Requirement | Output only the count of lines that contain "this".

Information given |
**********
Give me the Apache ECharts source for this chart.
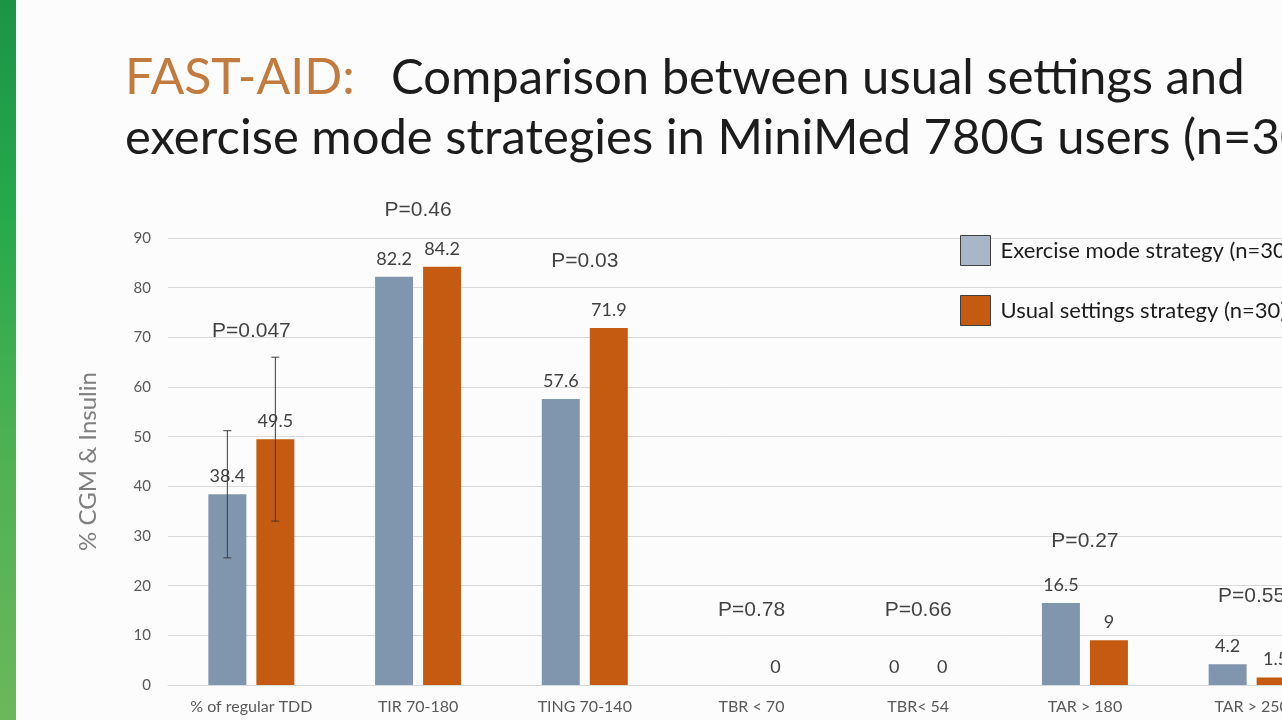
**********
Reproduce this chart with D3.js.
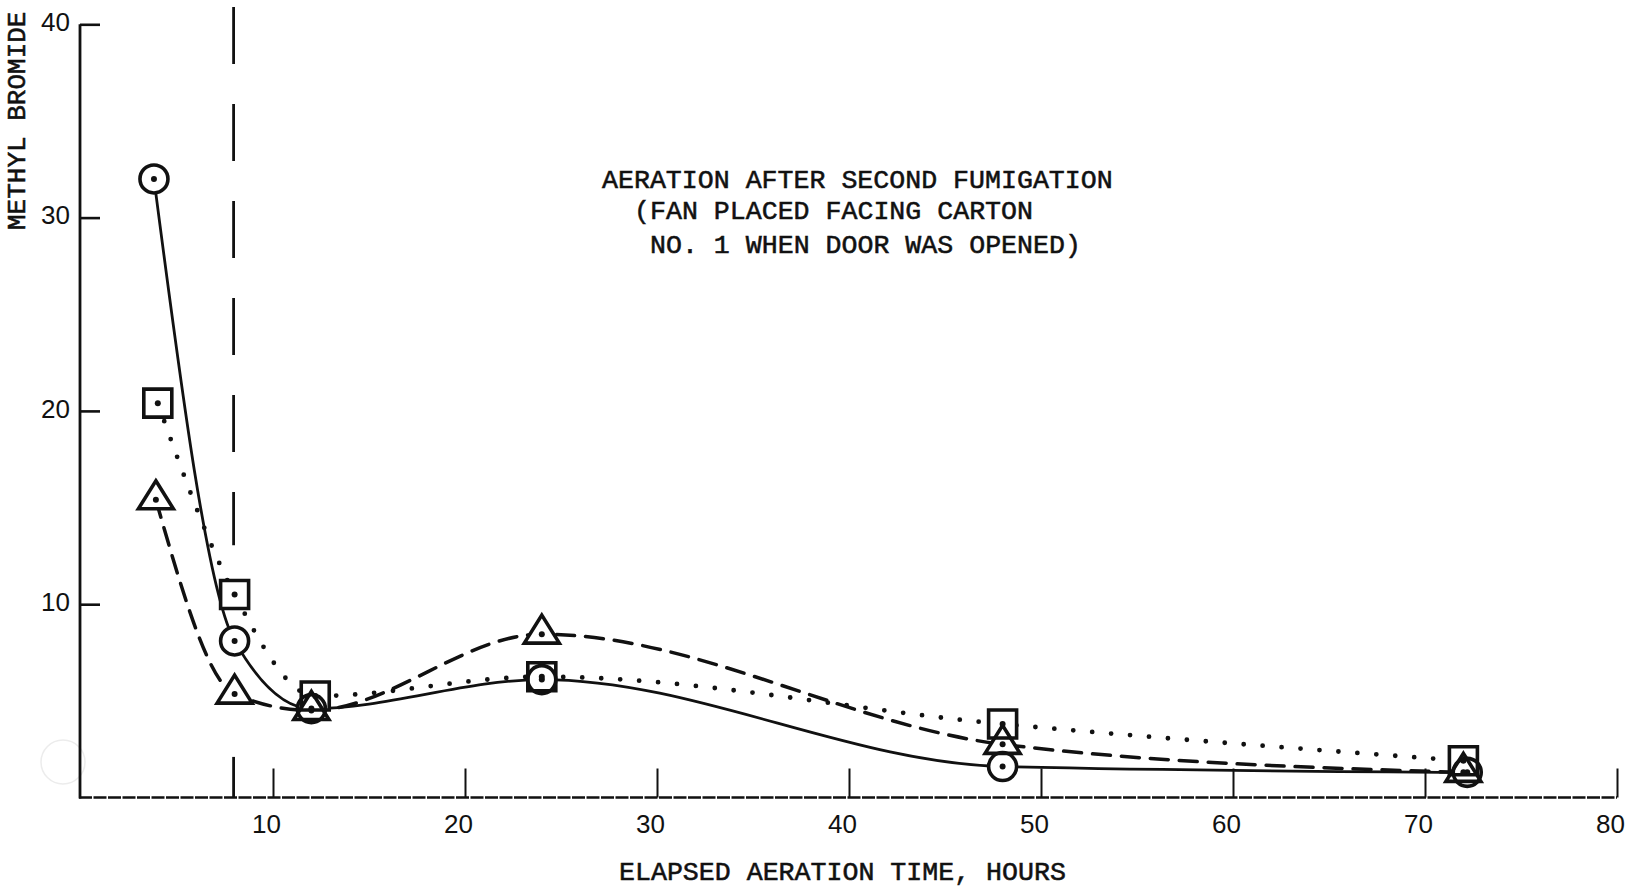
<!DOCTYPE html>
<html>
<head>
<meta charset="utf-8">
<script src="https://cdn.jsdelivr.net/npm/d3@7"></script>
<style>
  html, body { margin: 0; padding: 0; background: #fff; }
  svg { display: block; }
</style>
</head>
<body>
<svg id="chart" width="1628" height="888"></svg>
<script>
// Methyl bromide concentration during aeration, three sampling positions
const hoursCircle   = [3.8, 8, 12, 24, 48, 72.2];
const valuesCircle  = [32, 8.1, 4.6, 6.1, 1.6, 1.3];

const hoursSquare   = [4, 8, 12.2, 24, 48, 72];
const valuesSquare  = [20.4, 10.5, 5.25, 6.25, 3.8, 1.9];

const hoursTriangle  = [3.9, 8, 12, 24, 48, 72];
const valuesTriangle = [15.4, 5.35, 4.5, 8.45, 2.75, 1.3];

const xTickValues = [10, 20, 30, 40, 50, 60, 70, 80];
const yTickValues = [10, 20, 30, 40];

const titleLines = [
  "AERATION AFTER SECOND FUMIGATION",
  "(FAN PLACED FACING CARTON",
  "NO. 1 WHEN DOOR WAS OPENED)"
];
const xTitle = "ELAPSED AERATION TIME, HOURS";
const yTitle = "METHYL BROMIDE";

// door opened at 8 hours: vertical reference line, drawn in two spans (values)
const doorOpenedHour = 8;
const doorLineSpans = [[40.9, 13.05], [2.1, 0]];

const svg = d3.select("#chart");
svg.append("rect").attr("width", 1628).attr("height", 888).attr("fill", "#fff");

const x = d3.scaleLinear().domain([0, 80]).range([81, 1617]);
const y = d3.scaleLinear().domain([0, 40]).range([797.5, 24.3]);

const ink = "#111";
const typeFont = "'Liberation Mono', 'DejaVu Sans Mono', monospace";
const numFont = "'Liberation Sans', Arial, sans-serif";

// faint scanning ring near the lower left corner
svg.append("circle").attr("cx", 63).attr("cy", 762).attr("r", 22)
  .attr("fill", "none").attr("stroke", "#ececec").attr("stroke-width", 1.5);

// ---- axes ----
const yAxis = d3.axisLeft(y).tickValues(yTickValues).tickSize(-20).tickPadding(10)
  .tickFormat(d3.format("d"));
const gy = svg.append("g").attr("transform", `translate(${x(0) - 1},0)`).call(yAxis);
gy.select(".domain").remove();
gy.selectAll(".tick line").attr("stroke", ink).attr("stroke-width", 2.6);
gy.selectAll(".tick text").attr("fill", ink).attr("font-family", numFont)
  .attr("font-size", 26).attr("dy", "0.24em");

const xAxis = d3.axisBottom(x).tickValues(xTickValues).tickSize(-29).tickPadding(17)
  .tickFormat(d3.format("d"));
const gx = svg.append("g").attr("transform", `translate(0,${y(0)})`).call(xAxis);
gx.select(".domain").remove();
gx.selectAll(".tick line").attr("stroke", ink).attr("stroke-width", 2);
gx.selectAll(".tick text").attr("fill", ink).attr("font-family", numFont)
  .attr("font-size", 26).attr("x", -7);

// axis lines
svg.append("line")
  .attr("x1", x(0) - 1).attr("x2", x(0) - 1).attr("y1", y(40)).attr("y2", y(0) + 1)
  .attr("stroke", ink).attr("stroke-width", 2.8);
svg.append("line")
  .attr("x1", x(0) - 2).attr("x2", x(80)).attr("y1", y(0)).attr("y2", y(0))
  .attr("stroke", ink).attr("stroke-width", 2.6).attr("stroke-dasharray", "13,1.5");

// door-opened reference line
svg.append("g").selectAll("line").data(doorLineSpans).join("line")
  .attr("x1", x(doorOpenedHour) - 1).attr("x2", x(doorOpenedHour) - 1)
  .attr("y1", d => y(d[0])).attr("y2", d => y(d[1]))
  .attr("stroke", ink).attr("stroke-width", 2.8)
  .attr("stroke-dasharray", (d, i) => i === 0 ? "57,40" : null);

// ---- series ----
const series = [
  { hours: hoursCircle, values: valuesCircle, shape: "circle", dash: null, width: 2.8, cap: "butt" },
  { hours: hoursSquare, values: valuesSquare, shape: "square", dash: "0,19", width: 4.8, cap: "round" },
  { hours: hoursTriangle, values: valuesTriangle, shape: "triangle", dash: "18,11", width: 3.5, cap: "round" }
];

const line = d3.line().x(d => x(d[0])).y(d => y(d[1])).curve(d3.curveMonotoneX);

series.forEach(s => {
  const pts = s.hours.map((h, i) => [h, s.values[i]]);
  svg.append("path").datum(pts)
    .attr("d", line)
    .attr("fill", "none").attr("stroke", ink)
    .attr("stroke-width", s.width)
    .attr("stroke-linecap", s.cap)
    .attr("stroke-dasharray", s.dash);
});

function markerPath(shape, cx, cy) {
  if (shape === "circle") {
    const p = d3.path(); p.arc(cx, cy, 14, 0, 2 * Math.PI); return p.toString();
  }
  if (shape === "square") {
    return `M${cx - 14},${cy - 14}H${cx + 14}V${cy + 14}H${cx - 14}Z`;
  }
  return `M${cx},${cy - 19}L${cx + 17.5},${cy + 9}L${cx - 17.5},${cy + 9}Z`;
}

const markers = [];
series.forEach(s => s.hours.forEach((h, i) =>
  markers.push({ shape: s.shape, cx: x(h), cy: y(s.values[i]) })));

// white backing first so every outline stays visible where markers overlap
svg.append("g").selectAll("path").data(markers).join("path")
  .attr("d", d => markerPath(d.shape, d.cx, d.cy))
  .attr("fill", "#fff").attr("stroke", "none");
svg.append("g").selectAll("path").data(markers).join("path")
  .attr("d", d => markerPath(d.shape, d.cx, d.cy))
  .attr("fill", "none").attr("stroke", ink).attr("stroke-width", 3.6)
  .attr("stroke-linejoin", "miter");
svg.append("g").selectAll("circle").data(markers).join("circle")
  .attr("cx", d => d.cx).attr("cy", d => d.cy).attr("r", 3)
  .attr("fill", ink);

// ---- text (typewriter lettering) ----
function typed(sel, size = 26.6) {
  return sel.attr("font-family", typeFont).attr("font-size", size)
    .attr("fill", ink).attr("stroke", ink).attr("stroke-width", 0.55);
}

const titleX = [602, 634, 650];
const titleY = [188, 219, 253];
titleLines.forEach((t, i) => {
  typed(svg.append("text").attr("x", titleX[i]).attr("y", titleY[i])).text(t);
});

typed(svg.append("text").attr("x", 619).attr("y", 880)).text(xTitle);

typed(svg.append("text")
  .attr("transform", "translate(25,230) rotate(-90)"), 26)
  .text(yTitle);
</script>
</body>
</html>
**********
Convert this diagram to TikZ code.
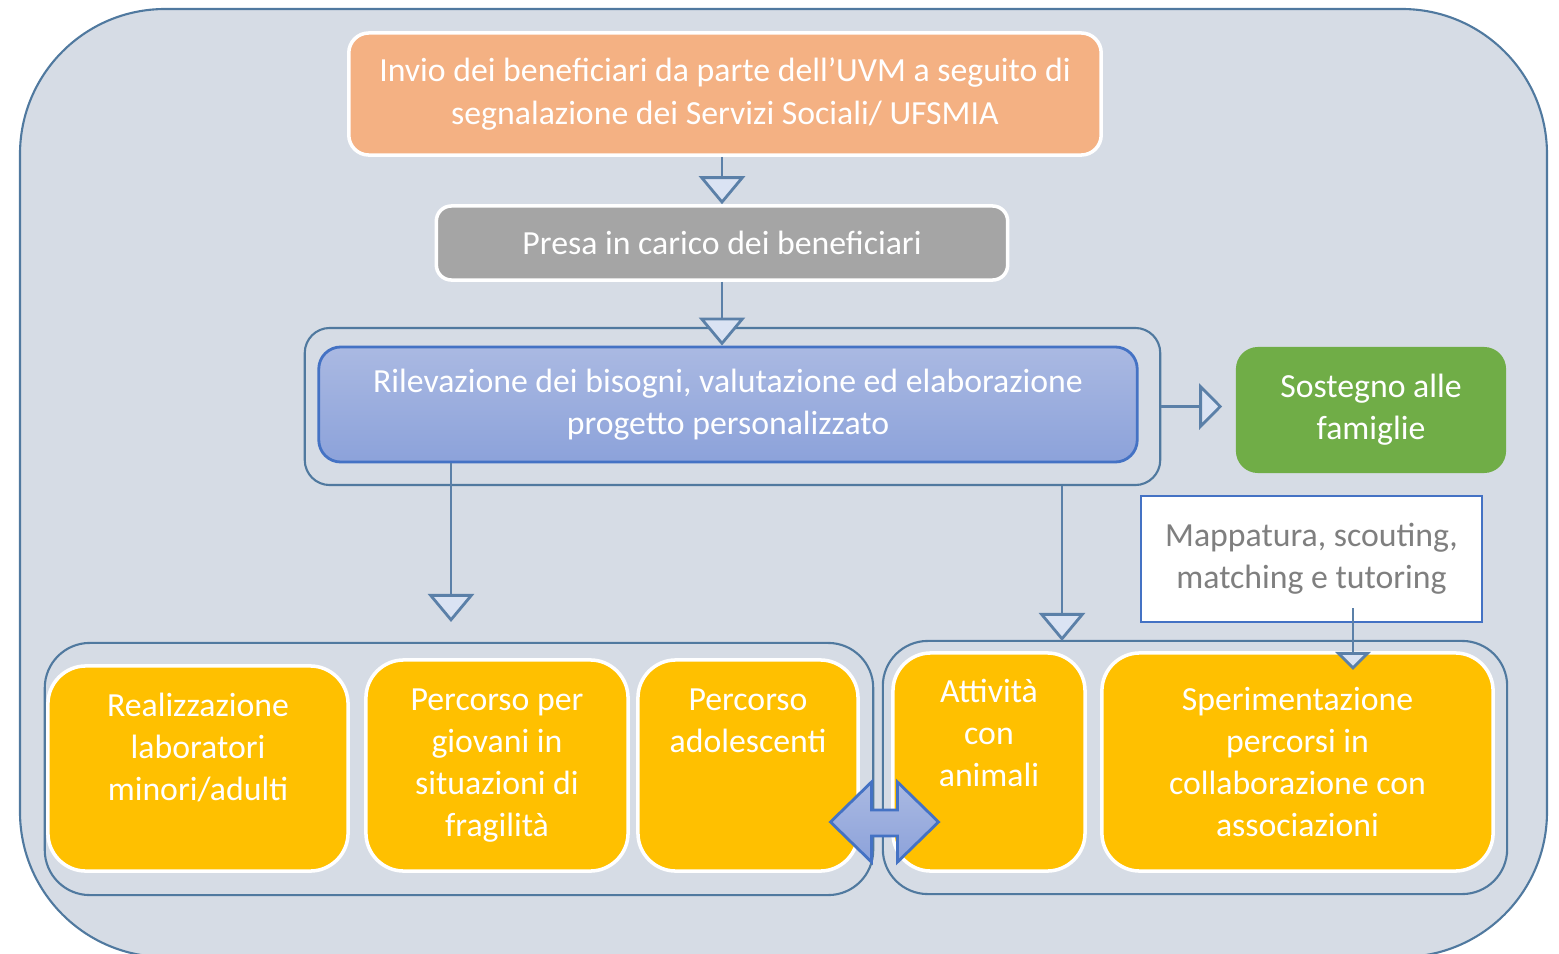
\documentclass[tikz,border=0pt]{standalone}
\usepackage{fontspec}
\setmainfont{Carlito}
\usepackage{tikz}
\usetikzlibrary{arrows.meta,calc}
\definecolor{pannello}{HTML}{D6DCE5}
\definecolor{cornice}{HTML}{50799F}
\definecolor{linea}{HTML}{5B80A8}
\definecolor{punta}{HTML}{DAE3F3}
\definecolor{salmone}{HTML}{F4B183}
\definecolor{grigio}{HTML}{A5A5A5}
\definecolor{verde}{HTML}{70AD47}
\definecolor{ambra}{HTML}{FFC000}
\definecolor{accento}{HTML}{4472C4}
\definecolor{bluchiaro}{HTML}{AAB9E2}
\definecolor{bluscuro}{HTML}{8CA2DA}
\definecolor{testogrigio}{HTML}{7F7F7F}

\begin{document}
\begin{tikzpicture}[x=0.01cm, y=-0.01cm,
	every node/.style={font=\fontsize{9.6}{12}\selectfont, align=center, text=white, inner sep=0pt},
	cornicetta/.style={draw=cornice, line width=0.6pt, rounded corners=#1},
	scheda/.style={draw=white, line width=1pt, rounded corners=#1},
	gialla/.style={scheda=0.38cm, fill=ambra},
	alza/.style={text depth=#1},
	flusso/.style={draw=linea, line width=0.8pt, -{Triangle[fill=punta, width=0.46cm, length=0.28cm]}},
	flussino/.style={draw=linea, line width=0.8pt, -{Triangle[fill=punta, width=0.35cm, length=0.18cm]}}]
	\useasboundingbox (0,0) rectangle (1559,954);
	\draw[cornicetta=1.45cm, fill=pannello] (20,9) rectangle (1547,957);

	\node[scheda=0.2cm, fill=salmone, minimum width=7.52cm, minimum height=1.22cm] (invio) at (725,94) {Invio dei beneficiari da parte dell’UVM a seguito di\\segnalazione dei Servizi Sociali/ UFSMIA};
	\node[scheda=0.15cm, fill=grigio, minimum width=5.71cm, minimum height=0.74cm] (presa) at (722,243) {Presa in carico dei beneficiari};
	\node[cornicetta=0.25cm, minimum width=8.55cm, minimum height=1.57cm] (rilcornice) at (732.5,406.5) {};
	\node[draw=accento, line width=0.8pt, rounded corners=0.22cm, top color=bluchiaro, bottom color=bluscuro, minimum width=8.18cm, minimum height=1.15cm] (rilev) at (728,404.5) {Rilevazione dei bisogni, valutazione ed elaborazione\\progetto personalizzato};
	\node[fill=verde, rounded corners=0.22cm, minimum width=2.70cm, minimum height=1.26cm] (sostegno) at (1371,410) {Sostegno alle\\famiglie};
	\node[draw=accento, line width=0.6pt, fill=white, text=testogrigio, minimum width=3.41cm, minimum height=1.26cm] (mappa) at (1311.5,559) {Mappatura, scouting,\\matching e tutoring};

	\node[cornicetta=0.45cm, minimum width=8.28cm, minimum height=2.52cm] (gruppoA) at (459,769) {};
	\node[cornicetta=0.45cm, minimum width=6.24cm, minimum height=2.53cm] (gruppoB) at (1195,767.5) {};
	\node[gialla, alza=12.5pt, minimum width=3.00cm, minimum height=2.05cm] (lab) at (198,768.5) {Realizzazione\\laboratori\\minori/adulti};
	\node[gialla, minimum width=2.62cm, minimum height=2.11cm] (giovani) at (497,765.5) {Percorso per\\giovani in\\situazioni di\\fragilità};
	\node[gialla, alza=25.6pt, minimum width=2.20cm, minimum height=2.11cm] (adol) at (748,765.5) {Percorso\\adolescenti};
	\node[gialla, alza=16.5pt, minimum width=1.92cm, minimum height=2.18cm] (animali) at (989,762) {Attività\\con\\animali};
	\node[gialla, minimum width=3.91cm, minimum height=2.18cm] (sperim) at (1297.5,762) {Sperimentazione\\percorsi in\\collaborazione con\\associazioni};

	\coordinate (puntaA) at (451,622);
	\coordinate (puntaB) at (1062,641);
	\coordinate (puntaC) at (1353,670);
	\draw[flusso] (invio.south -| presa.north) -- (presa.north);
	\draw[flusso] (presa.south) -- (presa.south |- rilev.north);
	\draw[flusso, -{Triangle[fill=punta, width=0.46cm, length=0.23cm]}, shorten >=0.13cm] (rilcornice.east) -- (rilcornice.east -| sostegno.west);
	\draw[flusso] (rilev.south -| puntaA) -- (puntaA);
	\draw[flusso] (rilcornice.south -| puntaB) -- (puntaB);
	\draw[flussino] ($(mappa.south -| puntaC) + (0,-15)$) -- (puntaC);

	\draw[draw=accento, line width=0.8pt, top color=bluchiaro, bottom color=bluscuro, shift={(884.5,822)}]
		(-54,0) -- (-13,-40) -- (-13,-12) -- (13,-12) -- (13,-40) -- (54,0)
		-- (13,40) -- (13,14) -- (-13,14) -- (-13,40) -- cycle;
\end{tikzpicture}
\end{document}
**********
Correct output | 3